» Stated task:
Each line below should be retyped exactly, with no pictures.

» Information shown:
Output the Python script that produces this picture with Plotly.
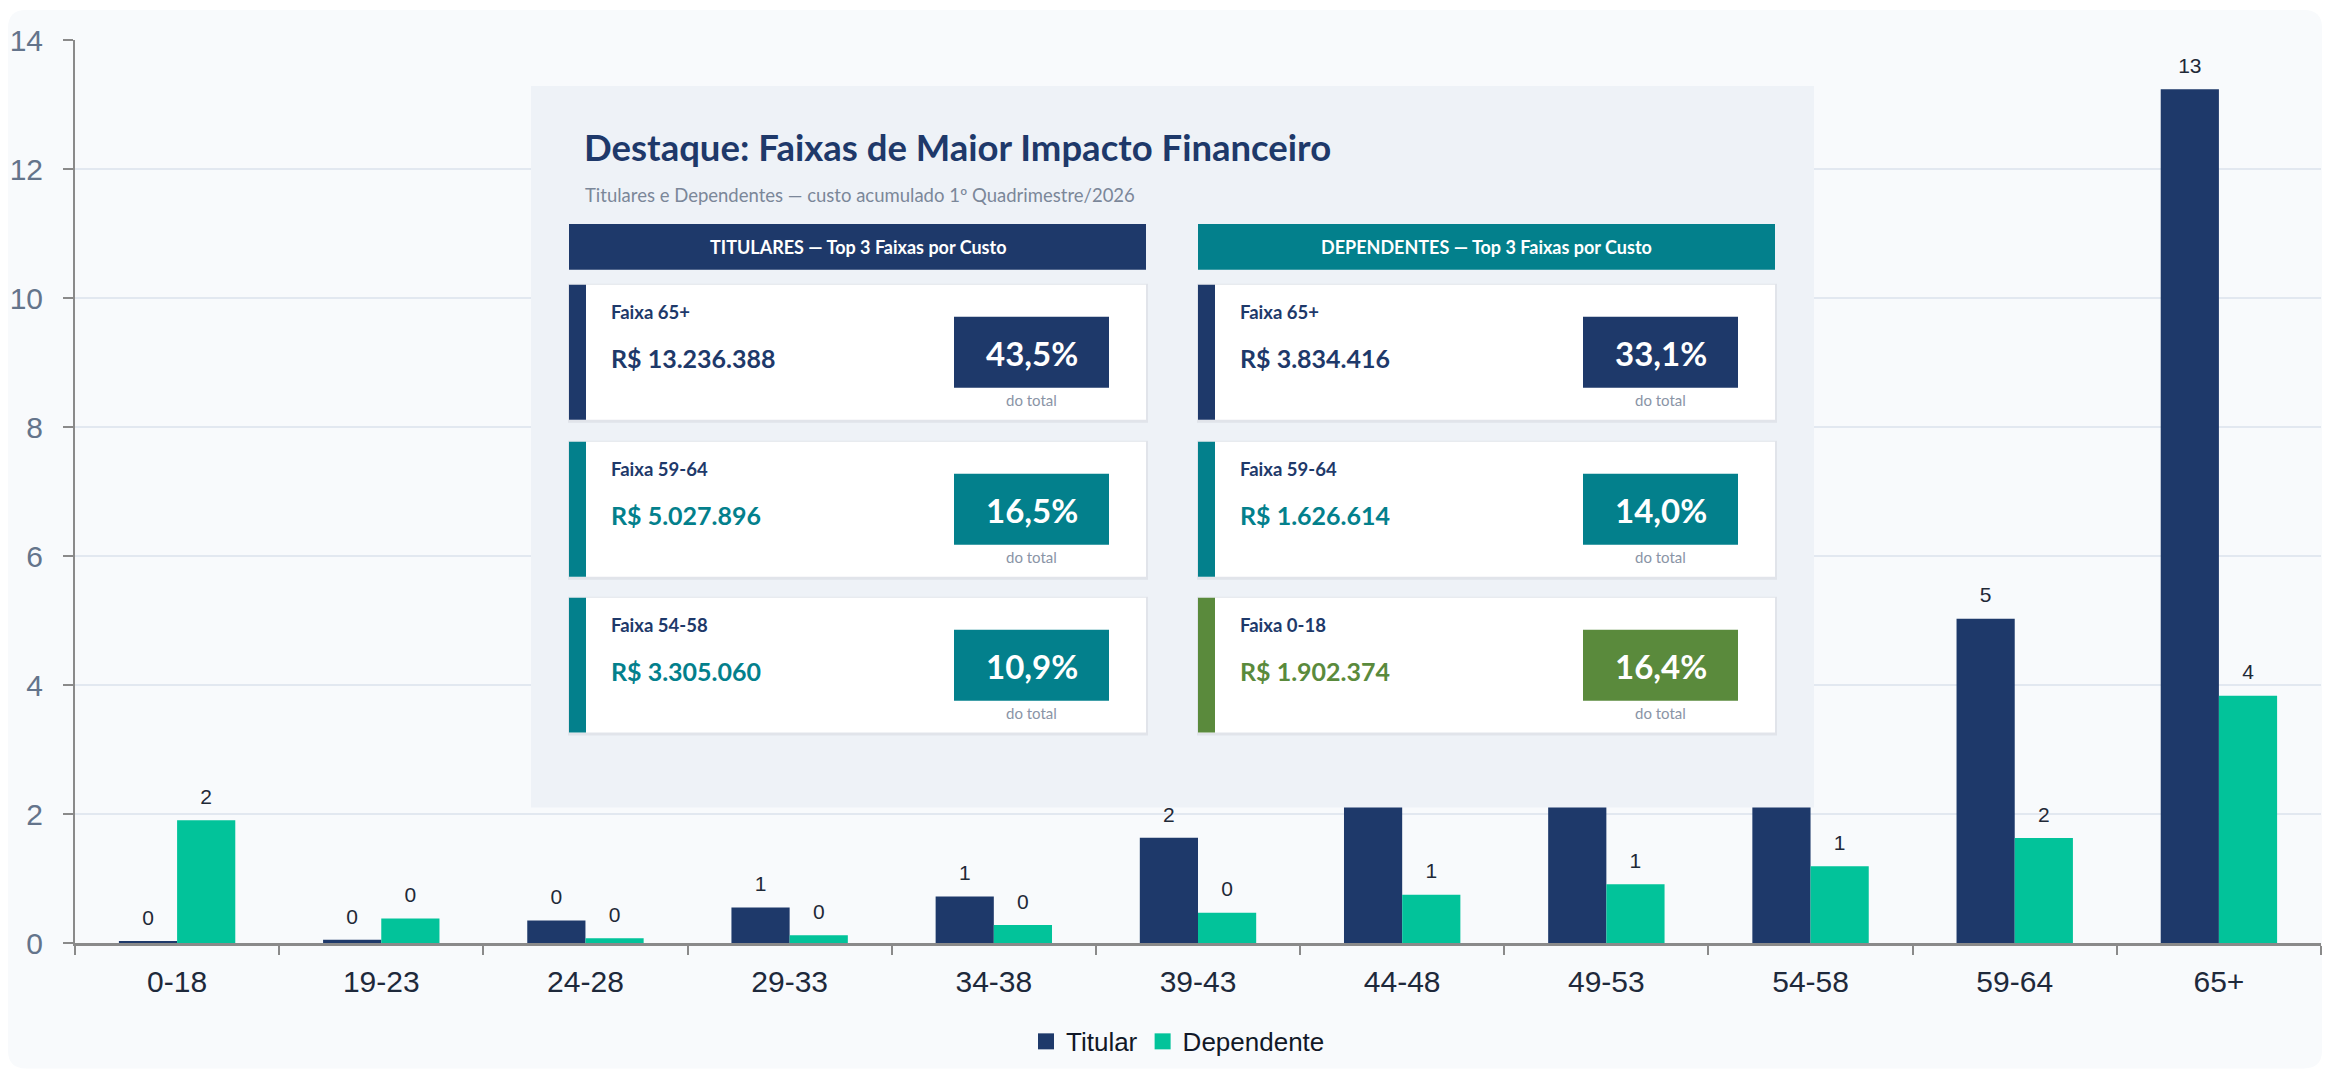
import plotly.graph_objects as go

# ── Dados (R$ milhões por faixa etária) ─────────────────────────────────
FAIXAS = ["0-18", "19-23", "24-28", "29-33", "34-38", "39-43",
          "44-48", "49-53", "54-58", "59-64", "65+"]
TITULAR = [0.02, 0.05, 0.35, 0.55, 0.72, 1.63, 2.6, 2.9, 3.305, 5.028, 13.236]
DEPENDENTE = [1.902, 0.38, 0.075, 0.12, 0.28, 0.47, 0.75, 0.91, 1.19, 1.627, 3.834]

# Destaque — top 3 faixas por custo
TIT_FAIXAS = ["65+", "59-64", "54-58"]
TIT_VALORES = [13236388, 5027896, 3305060]
TIT_PCT = [43.5, 16.5, 10.9]
DEP_FAIXAS = ["65+", "59-64", "0-18"]
DEP_VALORES = [3834416, 1626614, 1902374]
DEP_PCT = [33.1, 14.0, 16.4]

NAVY = "#1e396a"
MINT = "#02c39a"
TEAL = "#03808c"
GREEN = "#5a8a3c"
TIT_CORES = [NAVY, TEAL, TEAL]
DEP_CORES = [NAVY, TEAL, GREEN]

# página tem margem de 8px no body -> coordenadas medidas na página
OFF = 8
W, H = 2314, 1061
ML, MR, MT, MB = 67, 1, 32, 125.5
PW, PH = W - ML - MR, H - MT - MB

AXIS_FONT = "Liberation Sans, Arial, sans-serif"
CARD_FONT = "Lato, Open Sans, sans-serif"


def px(x):
    return (x - OFF - ML) / PW


def py(y):
    return (H - MB - (y - OFF)) / PH


def brl(v):
    return "R$ " + f"{v:,}".replace(",", ".")


def pct(p):
    return f"{p:.1f}".replace(".", ",") + "%"


fig = go.Figure()

for name, vals, color, grp in [("Titular", TITULAR, NAVY, "t"),
                                ("Dependente", DEPENDENTE, MINT, "d")]:
    fig.add_trace(go.Bar(
        x=FAIXAS, y=vals, name=name, offsetgroup=grp,
        marker=dict(color=color, line=dict(width=0)),
        showlegend=False, hoverinfo="skip",
    ))
    # rótulos acima das barras (marcador invisível afasta o texto)
    fig.add_trace(go.Scatter(
        x=FAIXAS, y=vals, offsetgroup=grp, mode="markers+text",
        marker=dict(size=16, color="rgba(0,0,0,0)"),
        text=[f"{v:.0f}" for v in vals], textposition="top center",
        textfont=dict(family=AXIS_FONT, size=21, color="#1f2937"),
        cliponaxis=False, showlegend=False, hoverinfo="skip",
    ))
    fig.add_trace(go.Scatter(
        x=[None], y=[None], mode="markers", name=name,
        marker=dict(symbol="square", size=17, color=color),
    ))

# ── fundo arredondado do card do gráfico ────────────────────────────────
def rounded_path(x0, y0, x1, y1, r):
    pts = [("M", x0 + r, y0), ("L", x1 - r, y0), ("Q", x1, y0, x1, y0 + r),
           ("L", x1, y1 - r), ("Q", x1, y1, x1 - r, y1), ("L", x0 + r, y1),
           ("Q", x0, y1, x0, y1 - r), ("L", x0, y0 + r), ("Q", x0, y0, x0 + r, y0)]
    out = []
    for p in pts:
        coords = []
        for i in range(1, len(p), 2):
            coords.append(f"{px(p[i]):.5f},{py(p[i + 1]):.5f}")
        out.append(p[0] + " " + " ".join(coords))
    return " ".join(out) + " Z"


fig.add_shape(type="path", xref="paper", yref="paper",
              path=rounded_path(8, 10, 2322, 1069, 18),
              fillcolor="#f8fafc", line_width=0, layer="below")


def rect(x0, y0, x1, y1, color):
    fig.add_shape(type="rect", xref="paper", yref="paper",
                  x0=px(x0), x1=px(x1), y0=py(y1), y1=py(y0),
                  fillcolor=color, line_width=0, layer="above")


def label(x, y, text, size, color, anchor="left", bold=False, family=CARD_FONT):
    fig.add_annotation(xref="paper", yref="paper", x=px(x), y=py(y),
                       text=f"<b>{text}</b>" if bold else text,
                       showarrow=False, xanchor=anchor, yanchor="middle",
                       font=dict(family=family, size=size, color=color))


# ── painel de destaque ──────────────────────────────────────────────────
rect(531, 86, 1814, 808, "#eef2f7")
label(582, 147, "Destaque: Faixas de Maior Impacto Financeiro", 36.5, NAVY, bold=True)
label(583, 195, "Titulares e Dependentes — custo acumulado 1º Quadrimestre/2026",
      18.5, "#7b8799")

CARD_TOPS = [285, 442, 598]
CARD_H = 135
for col_x, head, head_color, faixas, valores, pcts, cores in [
    (569, "TITULARES — Top 3 Faixas por Custo", NAVY,
     TIT_FAIXAS, TIT_VALORES, TIT_PCT, TIT_CORES),
    (1198, "DEPENDENTES — Top 3 Faixas por Custo", TEAL,
     DEP_FAIXAS, DEP_VALORES, DEP_PCT, DEP_CORES),
]:
    cw = 577
    rect(col_x, 224, col_x + cw, 270, head_color)
    label(col_x + cw / 2, 247, head, 18, "#ffffff", anchor="center", bold=True)
    for top, fx, val, p, cor in zip(CARD_TOPS, faixas, valores, pcts, cores):
        rect(col_x - 1, top - 1, col_x + cw + 2, top + CARD_H + 3, "rgba(15,23,42,0.06)")
        rect(col_x, top, col_x + cw, top + CARD_H, "#ffffff")
        rect(col_x, top, col_x + 17, top + CARD_H, cor)
        label(col_x + 40, top + 27, "Faixa " + fx, 18.5, NAVY, bold=True)
        label(col_x + 40, top + 73, brl(val), 25, cor, bold=True)
        rect(col_x + 385, top + 32, col_x + 540, top + 103, cor)
        label(col_x + 462.5, top + 68, pct(p), 33, "#ffffff", anchor="center", bold=True)
        label(col_x + 462.5, top + 115, "do total", 15, "#8a94a6", anchor="center")

fig.update_layout(
    width=W, height=H,
    margin=dict(l=ML, r=MR, t=MT, b=MB),
    paper_bgcolor="#ffffff",
    plot_bgcolor="rgba(0,0,0,0)",
    barmode="group", bargap=0.43, bargroupgap=0,
    scattermode="group", scattergap=0.43,
    hovermode=False,
    legend=dict(orientation="h", x=px(1178), y=py(1042),
                xanchor="center", yanchor="middle", itemsizing="trace",
                font=dict(family=AXIS_FONT, size=26, color="#111827"),
                bgcolor="rgba(0,0,0,0)"),
)
fig.update_xaxes(
    type="category", tickson="boundaries", ticks="outside", ticklen=9,
    tickwidth=2, tickcolor="#8a8a8a", showline=True, linewidth=2.5,
    linecolor="#8a8a8a", showgrid=False, ticklabelstandoff=10, automargin=False,
    tickfont=dict(family=AXIS_FONT, size=30, color="#1e293b"),
)
fig.update_yaxes(
    range=[0, 14], dtick=2, ticks="outside", ticklen=10, tickwidth=2,
    tickcolor="#8a8a8a", showline=True, linewidth=2, linecolor="#8a8a8a",
    gridcolor="#e2e8f0", gridwidth=1.5, zeroline=False, ticklabelstandoff=14,
    automargin=False,
    tickfont=dict(family=AXIS_FONT, size=30, color="#64748b"),
)

fig.write_html("out.html")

» The output:
Output the Python script that produces this picture with Plotly.
import plotly.graph_objects as go

# ── Dados (R$ milhões por faixa etária) ─────────────────────────────────
FAIXAS = ["0-18", "19-23", "24-28", "29-33", "34-38", "39-43",
          "44-48", "49-53", "54-58", "59-64", "65+"]
TITULAR = [0.02, 0.05, 0.35, 0.55, 0.72, 1.63, 2.6, 2.9, 3.305, 5.028, 13.236]
DEPENDENTE = [1.902, 0.38, 0.075, 0.12, 0.28, 0.47, 0.75, 0.91, 1.19, 1.627, 3.834]

# Destaque — top 3 faixas por custo
TIT_FAIXAS = ["65+", "59-64", "54-58"]
TIT_VALORES = [13236388, 5027896, 3305060]
TIT_PCT = [43.5, 16.5, 10.9]
DEP_FAIXAS = ["65+", "59-64", "0-18"]
DEP_VALORES = [3834416, 1626614, 1902374]
DEP_PCT = [33.1, 14.0, 16.4]

NAVY = "#1e396a"
MINT = "#02c39a"
TEAL = "#03808c"
GREEN = "#5a8a3c"
TIT_CORES = [NAVY, TEAL, TEAL]
DEP_CORES = [NAVY, TEAL, GREEN]

# página tem margem de 8px no body -> coordenadas medidas na página
OFF = 8
W, H = 2314, 1061
ML, MR, MT, MB = 67, 1, 32, 125.5
PW, PH = W - ML - MR, H - MT - MB

AXIS_FONT = "Liberation Sans, Arial, sans-serif"
CARD_FONT = "Lato, Open Sans, sans-serif"


def px(x):
    return (x - OFF - ML) / PW


def py(y):
    return (H - MB - (y - OFF)) / PH


def brl(v):
    return "R$ " + f"{v:,}".replace(",", ".")


def pct(p):
    return f"{p:.1f}".replace(".", ",") + "%"


fig = go.Figure()

for name, vals, color, grp in [("Titular", TITULAR, NAVY, "t"),
                                ("Dependente", DEPENDENTE, MINT, "d")]:
    fig.add_trace(go.Bar(
        x=FAIXAS, y=vals, name=name, offsetgroup=grp,
        marker=dict(color=color, line=dict(width=0)),
        showlegend=False, hoverinfo="skip",
    ))
    # rótulos acima das barras (marcador invisível afasta o texto)
    fig.add_trace(go.Scatter(
        x=FAIXAS, y=vals, offsetgroup=grp, mode="markers+text",
        marker=dict(size=16, color="rgba(0,0,0,0)"),
        text=[f"{v:.0f}" for v in vals], textposition="top center",
        textfont=dict(family=AXIS_FONT, size=21, color="#1f2937"),
        cliponaxis=False, showlegend=False, hoverinfo="skip",
    ))
    fig.add_trace(go.Scatter(
        x=[None], y=[None], mode="markers", name=name,
        marker=dict(symbol="square", size=17, color=color),
    ))

# ── fundo arredondado do card do gráfico ────────────────────────────────
def rounded_path(x0, y0, x1, y1, r):
    pts = [("M", x0 + r, y0), ("L", x1 - r, y0), ("Q", x1, y0, x1, y0 + r),
           ("L", x1, y1 - r), ("Q", x1, y1, x1 - r, y1), ("L", x0 + r, y1),
           ("Q", x0, y1, x0, y1 - r), ("L", x0, y0 + r), ("Q", x0, y0, x0 + r, y0)]
    out = []
    for p in pts:
        coords = []
        for i in range(1, len(p), 2):
            coords.append(f"{px(p[i]):.5f},{py(p[i + 1]):.5f}")
        out.append(p[0] + " " + " ".join(coords))
    return " ".join(out) + " Z"


fig.add_shape(type="path", xref="paper", yref="paper",
              path=rounded_path(8, 10, 2322, 1069, 18),
              fillcolor="#f8fafc", line_width=0, layer="below")


def rect(x0, y0, x1, y1, color):
    fig.add_shape(type="rect", xref="paper", yref="paper",
                  x0=px(x0), x1=px(x1), y0=py(y1), y1=py(y0),
                  fillcolor=color, line_width=0, layer="above")


def label(x, y, text, size, color, anchor="left", bold=False, family=CARD_FONT):
    fig.add_annotation(xref="paper", yref="paper", x=px(x), y=py(y),
                       text=f"<b>{text}</b>" if bold else text,
                       showarrow=False, xanchor=anchor, yanchor="middle",
                       font=dict(family=family, size=size, color=color))


# ── painel de destaque ──────────────────────────────────────────────────
rect(531, 86, 1814, 808, "#eef2f7")
label(582, 147, "Destaque: Faixas de Maior Impacto Financeiro", 36.5, NAVY, bold=True)
label(583, 195, "Titulares e Dependentes — custo acumulado 1º Quadrimestre/2026",
      18.5, "#7b8799")

CARD_TOPS = [285, 442, 598]
CARD_H = 135
for col_x, head, head_color, faixas, valores, pcts, cores in [
    (569, "TITULARES — Top 3 Faixas por Custo", NAVY,
     TIT_FAIXAS, TIT_VALORES, TIT_PCT, TIT_CORES),
    (1198, "DEPENDENTES — Top 3 Faixas por Custo", TEAL,
     DEP_FAIXAS, DEP_VALORES, DEP_PCT, DEP_CORES),
]:
    cw = 577
    rect(col_x, 224, col_x + cw, 270, head_color)
    label(col_x + cw / 2, 247, head, 18, "#ffffff", anchor="center", bold=True)
    for top, fx, val, p, cor in zip(CARD_TOPS, faixas, valores, pcts, cores):
        rect(col_x - 1, top - 1, col_x + cw + 2, top + CARD_H + 3, "rgba(15,23,42,0.06)")
        rect(col_x, top, col_x + cw, top + CARD_H, "#ffffff")
        rect(col_x, top, col_x + 17, top + CARD_H, cor)
        label(col_x + 40, top + 27, "Faixa " + fx, 18.5, NAVY, bold=True)
        label(col_x + 40, top + 73, brl(val), 25, cor, bold=True)
        rect(col_x + 385, top + 32, col_x + 540, top + 103, cor)
        label(col_x + 462.5, top + 68, pct(p), 33, "#ffffff", anchor="center", bold=True)
        label(col_x + 462.5, top + 115, "do total", 15, "#8a94a6", anchor="center")

fig.update_layout(
    width=W, height=H,
    margin=dict(l=ML, r=MR, t=MT, b=MB),
    paper_bgcolor="#ffffff",
    plot_bgcolor="rgba(0,0,0,0)",
    barmode="group", bargap=0.43, bargroupgap=0,
    scattermode="group", scattergap=0.43,
    hovermode=False,
    legend=dict(orientation="h", x=px(1178), y=py(1042),
                xanchor="center", yanchor="middle", itemsizing="trace",
                font=dict(family=AXIS_FONT, size=26, color="#111827"),
                bgcolor="rgba(0,0,0,0)"),
)
fig.update_xaxes(
    type="category", tickson="boundaries", ticks="outside", ticklen=9,
    tickwidth=2, tickcolor="#8a8a8a", showline=True, linewidth=2.5,
    linecolor="#8a8a8a", showgrid=False, ticklabelstandoff=10, automargin=False,
    tickfont=dict(family=AXIS_FONT, size=30, color="#1e293b"),
)
fig.update_yaxes(
    range=[0, 14], dtick=2, ticks="outside", ticklen=10, tickwidth=2,
    tickcolor="#8a8a8a", showline=True, linewidth=2, linecolor="#8a8a8a",
    gridcolor="#e2e8f0", gridwidth=1.5, zeroline=False, ticklabelstandoff=14,
    automargin=False,
    tickfont=dict(family=AXIS_FONT, size=30, color="#64748b"),
)

fig.write_html("out.html")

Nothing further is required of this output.